Eigentlich wollte die GroKo heute die Grundgesetzänderung als Voraussetzung des Digitalpakts durch den Bundestag bringen. Daraus wird vorerst nichts. Ein Blick nach vorn.
VERGANGENE WOCHE HATTE ich geschrieben: Jetzt warten alle auf den 19. Oktober. Alle, das waren in diesem Fall die Schulen überall in Deutschland, die endlich etwas sehen wollen von den versprochenen fünf Milliarden für ihre Digitalausstattung. Alle, das waren aber auch die Bildungsminister von Bund und Ländern, die wissen: Ohne Verfassungsänderung keinen Digitalpakt.

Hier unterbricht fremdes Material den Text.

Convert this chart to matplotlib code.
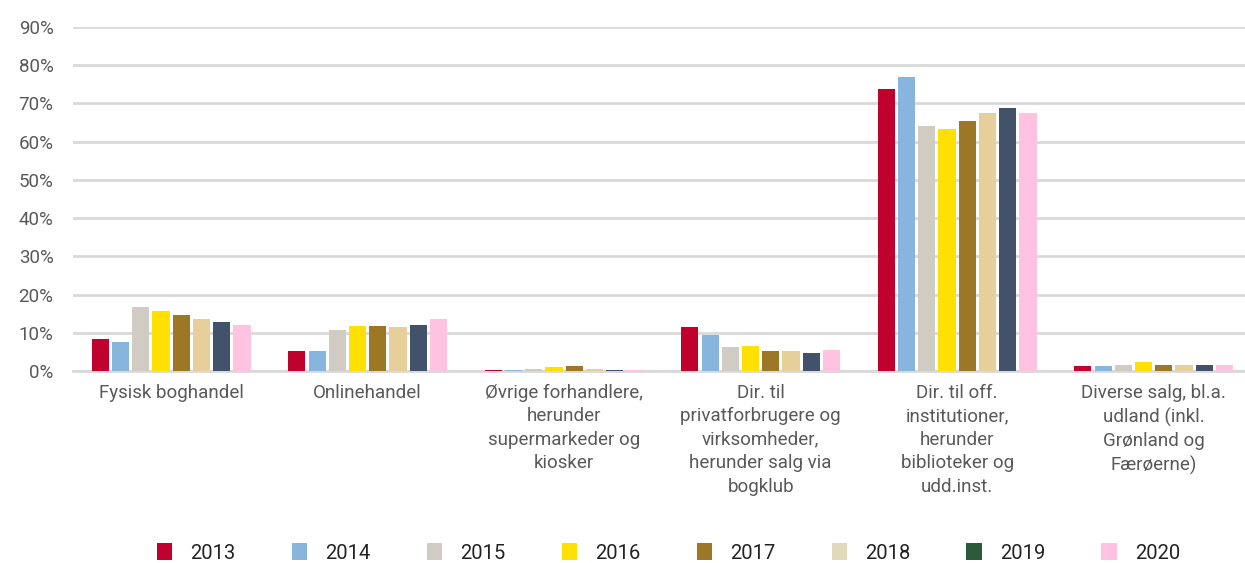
import matplotlib.pyplot as plt
import numpy as np
from matplotlib.patches import Patch

plt.rcParams['font.family'] = ['Roboto', 'DejaVu Sans']

categories = [
    "Fysisk boghandel",
    "Onlinehandel",
    "Øvrige forhandlere,\nherunder\nsupermarkeder og\nkiosker",
    "Dir. til\nprivatforbrugere og\nvirksomheder,\nherunder salg via\nbogklub",
    "Dir. til off.\ninstitutioner,\nherunder\nbiblioteker og\nudd.inst.",
    "Diverse salg, bl.a.\nudland (inkl.\nGrønland og\nFærøerne)",
]
years = ["2013", "2014", "2015", "2016", "2017", "2018", "2019", "2020"]

# andel i procent, en liste pr. år
v2013 = [8.4, 5.3, 0.35, 11.5, 73.9, 1.2]
v2014 = [7.6, 5.3, 0.25, 9.4, 76.8, 1.2]
v2015 = [16.7, 10.7, 0.6, 6.3, 64.2, 1.7]
v2016 = [15.6, 11.7, 1.1, 6.5, 63.2, 2.3]
v2017 = [14.6, 11.7, 1.4, 5.3, 65.5, 1.7]
v2018 = [13.6, 11.5, 0.6, 5.3, 67.6, 1.7]
v2019 = [12.8, 12.0, 0.35, 4.8, 68.7, 1.5]
v2020 = [12.0, 13.6, 0.25, 5.6, 67.6, 1.5]
values = [v2013, v2014, v2015, v2016, v2017, v2018, v2019, v2020]

bar_colors = ["#C0002D", "#88B5DD", "#D0CCC4", "#FFE000", "#9C7826",
              "#E6CF9A", "#42526B", "#FFC2E0"]
# legenden i originalen har lidt andre farver for 2018 og 2019
legend_colors = ["#C0002D", "#88B5DD", "#D0CCC4", "#FFE000", "#9C7826",
                 "#E2D8BC", "#2D5B3A", "#FFC2E0"]

fig = plt.figure(figsize=(12.45, 5.63), dpi=100)
ax = fig.add_axes([0.0586, 0.341, 0.947, 0.611])

x = np.arange(len(categories))
slot = 0.103
bw = slot * 0.85
for i, vals in enumerate(values):
    offs = (i - 3.5) * slot
    ax.bar(x + offs, np.array(vals) / 100, width=bw, color=bar_colors[i], zorder=3)

ax.set_xlim(-0.5, len(categories) - 0.5)
ax.set_ylim(0, 0.9)
ax.set_yticks(np.arange(0, 0.91, 0.1))
ax.set_yticklabels([f"{int(round(t * 100))}%" for t in np.arange(0, 0.91, 0.1)])
ax.yaxis.grid(True, color="#D9D9D9", linewidth=2, zorder=0)
ax.set_xticks(x)
ax.set_xticklabels(categories, linespacing=1.4)
ax.tick_params(axis="both", length=0, labelsize=13.5, labelcolor="#595959")
ax.tick_params(axis="y", pad=14)
ax.tick_params(axis="x", pad=9)
for s in ["top", "right", "left"]:
    ax.spines[s].set_visible(False)
ax.spines["bottom"].set_color("#D9D9D9")
ax.spines["bottom"].set_linewidth(2)

handles = [Patch(facecolor=c, label=y) for c, y in zip(legend_colors, years)]
fig.legend(handles=handles, loc="center", bbox_to_anchor=(0.537, 0.018),
           ncol=8, frameon=False, fontsize=14.5, handlelength=0.75, handleheight=0.95,
           columnspacing=2.8, handletextpad=0.9, labelcolor="#222222")

fig.savefig("out.png", dpi=100)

Zumindest haben Union und SPD es so in ihrem Koalitionsvertrag festgelegt, und heute sollte es im Bundestag ernst werden: Die Regierungsparteien wollten ein ganzes Paket von Grundgesetz-Reformen beschließen, darunter die Umformulierung von Artikel 104c, dieser umgangssprachlich "Kooperationsverbot" genannten Regelung, wonach der Bund bislang nur finanzschwachen Kommunen bei den Bildungsinvestitionen helfen darf.
Das Problem allerdings, das einige der GroKo-Granden bei der Abfassung ihres Koalitionsvertrages offenbar unterschätzt haben: Sie haben gar nicht die dafür nötige Zwei-Drittel-Mehrheit. Weswegen sie auf Unterstützung durch die Opposition angewiesen sind. Noch bei ihrem Treffen mit der Kultusministerkonferenz vergangene Woche sagte Bundesbildungsministerin Anja Karliczek (CDU) trotzdem tapfer, sie bleibe bis zum 19. Oktober eine Optimistin, dass das Vorhaben klappen werde.

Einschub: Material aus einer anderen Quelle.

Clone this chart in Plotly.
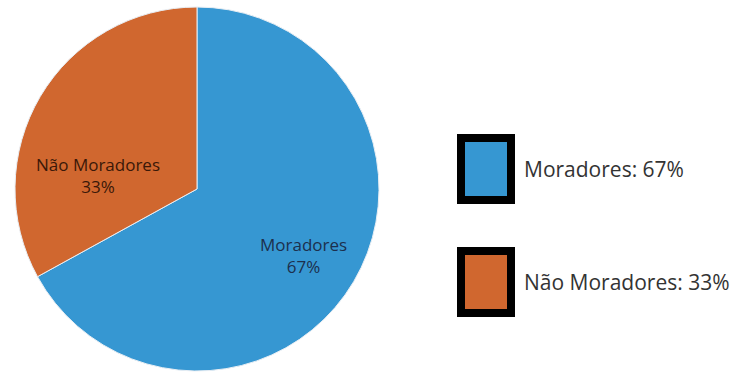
import math
import plotly.graph_objects as go

# Distribuição de moradores e não moradores
categorias = ["Moradores", "Não Moradores"]
percentuais = [67, 33]
cores = ["#3697d2", "#d0672f"]
cores_texto = ["#1c2f4d", "#3a1808"]

W, H = 733, 372
cx, cy, r = 197, 189, 182

fig = go.Figure(
    go.Pie(
        labels=categorias,
        values=percentuais,
        sort=False,
        direction="clockwise",
        rotation=0,
        marker=dict(colors=cores, line=dict(color="#e8eef4", width=1)),
        textinfo="none",
        showlegend=False,
        hoverinfo="none",
        domain=dict(
            x=[(cx - r) / W, (cx + r) / W],
            y=[(H - cy - r) / H, (H - cy + r) / H],
        ),
    )
)

# Rótulos dentro das fatias (ângulo horário a partir do topo, fração do raio)
posicoes_rotulo = [(122, 0.69), (278, 0.55)]
annotations = []
for nome, pct, cor_txt, (ang, frac) in zip(categorias, percentuais, cores_texto, posicoes_rotulo):
    a = math.radians(ang)
    px = cx + r * frac * math.sin(a)
    py = cy - r * frac * math.cos(a)
    annotations.append(dict(
        xref="paper", yref="paper", x=px / W, y=1 - py / H,
        xanchor="center", yanchor="middle", showarrow=False,
        text=f"{nome}<br>{pct}%", align="center",
        font=dict(family="Open Sans", size=17, color=cor_txt),
    ))

# Legenda desenhada à direita: quadrado com borda preta espessa + rótulo
legenda_y = [169, 282]
shapes = []
for nome, pct, cor, yc in zip(categorias, percentuais, cores, legenda_y):
    x0, x1 = 461, 511
    y0, y1 = yc - 31, yc + 31
    shapes.append(dict(
        type="rect", xref="paper", yref="paper",
        x0=x0 / W, x1=x1 / W, y0=1 - y1 / H, y1=1 - y0 / H,
        fillcolor=cor, line=dict(color="#000000", width=8),
    ))
    annotations.append(dict(
        xref="paper", yref="paper", x=522 / W, y=1 - yc / H,
        xanchor="left", yanchor="middle", showarrow=False,
        text=f"{nome}: {pct}%",
        font=dict(family="Open Sans", size=21, color="#333333"),
    ))

fig.update_layout(
    width=W, height=H,
    margin=dict(l=0, r=0, t=0, b=0),
    paper_bgcolor="white", plot_bgcolor="white",
    shapes=shapes, annotations=annotations,
)

fig.write_html("out.html")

Karliczeks demonstrativ positive Einstellung hat nicht geholfen. Die geplante Verfassungsänderung ist von der Tagesordnung der heutigen Bundestagssitzung verschwunden. Die Koalitionsparteien sind sich noch nicht einig geworden mit Grünen und FDP, die als Gegenleistung für ihre Zustimmung fordern, dass das Kooperationsverbot noch weiter gelockert wird.
Konstruktiver verhält sich übrigens die Linksfraktion, die zwar auch mehr will als die Regierung, aber offenbar nicht um den Preis, dass die Grundgesetzreform möglicherweise ganz scheitert. Die bildungspolitische Sprecherin der grünen Bundestagsfraktion Margit Stumpp warf der Bundesregierung unterdessen vor, sie habe trotz mehrmaliger Aufforderungen erst diese Woche zu Gesprächen mit Grünen und FDP durchringen können. "Warum so spät!?"
Dass es heute nicht klappt, zeichnete sich seit Anfang der Woche ab. Das ist im Ergebnis ein bisschen peinlich für die GroKo. Aber ein Grund zur Sorge ist es nicht. Noch nicht. Entscheidend ist, dass die Grundgesetz-Änderung rechtzeitig vor Jahresende perfekt ist, denn wenn die Bund-Länder-Vereinbarung zum Digitalpakt es dann auch ist (wovon praktisch alle Beteiligten inzwischen ausgehen), dann könnte das Programm wie versprochen zum 1. Januar starten. Oder zumindest die Ausschreibung. Das erste Geld würde sicher noch auf sich warten lassen. Aber man ist angesichts der über zweijährigen Geschichte des Pakts inzwischen schon mit kleinen Fortschritten zufrieden.
So unwichtig es also ist, dass es nicht der 19. Oktober geworden ist: Überhaupt nicht egal ist, dass Regierung und Opposition im Bundestag jetzt sehr schnell die Kurve kriegen. Und auch im Bundesrat muss die nötige Zustimmung abgesichert werden.
Klar wäre es möglich, zur Not auf die Eckpunkte zurückzufallen, die Bund und Länder vor der Bundestagswahl ausgearbeitet hatten (auch wenn Karliczeks Vorgängerin Wanka sie nie unterschrieben hatte). Diese Eckpunkte hatten den Digitalpakt noch ohne Verfassungsänderung geplant, und alle waren sich damals einig, das gehe auch – irgendwie.
Ratsam ist diese Rolle rückwärts allerdings nicht. Denn die jetzt fast fertige Bund-Länder-Vereinbarung beruht auf der vorweggenommenen Rechtsgrundlage des noch nicht beschlossenen neuen Artikels 104c. Die Logik ist hier eine ganz andere, so dass der Text zu einem guten Stück neu vereinbart werden müsste. Was enorm Zeit und noch mehr Nerven kosten würde. Nein, das kann jetzt nicht die Lösung sein.
Um es ganz klar zu sagen: Geht die Nummer mit der Verfassungsänderung auch in den nächsten Wochen schief, wird die Öffentlichkeit nicht differenzieren. Verantwortlich sind dann alle Akteure gleichermaßen: Regierung wie Opposition. Und sie alle werden sich fragen lassen müssen, warum sie ihre Verantwortung für Bildung in Deutschland nicht wahrgenommen haben.
Jetzt ist die Zeit für Kompromisse. Und zwar sofort, unverzüglich.